Posted at 8:34 AM, Jun 10, 2019
and last updated 2019-06-10 17:52:58-04

MILWAUKEE — When applying for a job, how can you make sure a recruiter or employer doesn’t toss your resume in the trash?

TODAY’S TMJ4 interviewed Valerie Grube, manager of recruiting and retention services at MRA, one of the largest employer associations in the nation located in Waukesha.

Here are Grube’s responses to our resume questions:

Do keywords really matter in a resume?

“Yes. So, it’s important that your resume has keywords that match up with the job ad that you're applying to because it makes it much easier for the recruiter to match your job-related skills with the job they are trying to fill,” Grube said.

“There are also systems that do that as well that search for specific keywords that the recruiter will put into the system. But it’s mostly a recruiter doing a quick glance for keywords they know they need for that job."

What would be considered a resume failure?

Grube said spelling and grammar mistakes are a no, but also a distracting layout.

“Some people put different graphics and designs and swirls and things on their resume, and it makes it really hard for the recruiter to get right to the meat of the resume and what they want to see, which is your job-related skills,” she said.

Grube says another mistake is not having a professional email address.

“Making sure you have the right or appropriate email address. You don’t want to have something crazy; you want to have something that's very simple,” she said.
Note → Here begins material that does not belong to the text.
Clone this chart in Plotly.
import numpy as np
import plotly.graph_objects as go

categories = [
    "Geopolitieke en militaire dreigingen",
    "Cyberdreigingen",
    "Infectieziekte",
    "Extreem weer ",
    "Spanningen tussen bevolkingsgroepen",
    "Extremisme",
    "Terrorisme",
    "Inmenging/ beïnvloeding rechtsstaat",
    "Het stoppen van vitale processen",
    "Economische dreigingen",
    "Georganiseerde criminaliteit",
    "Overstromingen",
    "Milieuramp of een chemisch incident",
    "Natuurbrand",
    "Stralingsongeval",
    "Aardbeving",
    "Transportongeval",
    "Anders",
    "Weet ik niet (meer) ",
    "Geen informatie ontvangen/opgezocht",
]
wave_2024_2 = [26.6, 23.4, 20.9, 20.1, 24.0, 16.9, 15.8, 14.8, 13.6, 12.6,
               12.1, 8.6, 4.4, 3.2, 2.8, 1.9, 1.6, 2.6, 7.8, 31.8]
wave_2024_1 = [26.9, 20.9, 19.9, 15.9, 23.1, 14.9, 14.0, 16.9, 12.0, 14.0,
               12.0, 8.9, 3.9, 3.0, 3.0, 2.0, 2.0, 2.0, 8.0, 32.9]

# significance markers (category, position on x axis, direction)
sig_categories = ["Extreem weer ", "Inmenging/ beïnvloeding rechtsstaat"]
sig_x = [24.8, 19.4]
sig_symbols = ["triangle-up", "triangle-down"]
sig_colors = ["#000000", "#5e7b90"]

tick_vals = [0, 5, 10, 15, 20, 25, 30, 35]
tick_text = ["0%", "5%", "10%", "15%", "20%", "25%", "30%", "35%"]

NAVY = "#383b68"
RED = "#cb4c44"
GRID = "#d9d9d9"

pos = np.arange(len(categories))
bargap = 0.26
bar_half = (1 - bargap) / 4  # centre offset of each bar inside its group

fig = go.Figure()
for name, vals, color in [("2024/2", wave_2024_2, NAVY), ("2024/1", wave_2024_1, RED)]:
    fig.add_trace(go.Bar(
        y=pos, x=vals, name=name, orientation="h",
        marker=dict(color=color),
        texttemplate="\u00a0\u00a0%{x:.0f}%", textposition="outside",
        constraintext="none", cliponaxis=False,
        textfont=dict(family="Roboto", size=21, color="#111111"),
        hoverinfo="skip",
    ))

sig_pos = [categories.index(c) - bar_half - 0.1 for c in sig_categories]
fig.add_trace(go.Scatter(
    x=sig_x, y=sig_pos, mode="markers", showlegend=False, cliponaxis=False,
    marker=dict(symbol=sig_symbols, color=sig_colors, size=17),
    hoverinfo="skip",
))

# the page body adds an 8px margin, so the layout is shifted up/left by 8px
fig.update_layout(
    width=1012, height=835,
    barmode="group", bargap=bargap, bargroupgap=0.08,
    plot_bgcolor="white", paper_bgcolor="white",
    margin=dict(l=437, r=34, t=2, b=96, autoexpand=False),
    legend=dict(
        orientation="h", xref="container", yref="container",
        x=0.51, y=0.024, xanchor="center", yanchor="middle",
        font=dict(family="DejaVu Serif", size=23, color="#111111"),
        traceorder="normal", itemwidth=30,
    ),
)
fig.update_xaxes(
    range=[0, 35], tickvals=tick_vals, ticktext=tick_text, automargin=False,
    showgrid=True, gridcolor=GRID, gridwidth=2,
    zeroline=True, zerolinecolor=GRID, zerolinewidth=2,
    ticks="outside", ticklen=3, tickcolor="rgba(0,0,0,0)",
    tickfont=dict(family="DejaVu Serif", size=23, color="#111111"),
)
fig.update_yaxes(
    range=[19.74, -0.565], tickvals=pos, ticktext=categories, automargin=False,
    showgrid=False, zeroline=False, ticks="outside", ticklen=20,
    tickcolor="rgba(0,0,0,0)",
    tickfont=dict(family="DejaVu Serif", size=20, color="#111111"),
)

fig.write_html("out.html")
How long should your cover letter be?

“Usually one to two paragraphs is enough. You don’t want to get too long because they’re not going to read the whole thing then, but you want to make sure that you give yourself that advantage if you can."

Should I use social media to reach out to current employees at the place I want to work?

“I would recommend LinkedIn over other social media because you want a professional connection and you want them to see you through a professional lens,” Grube said.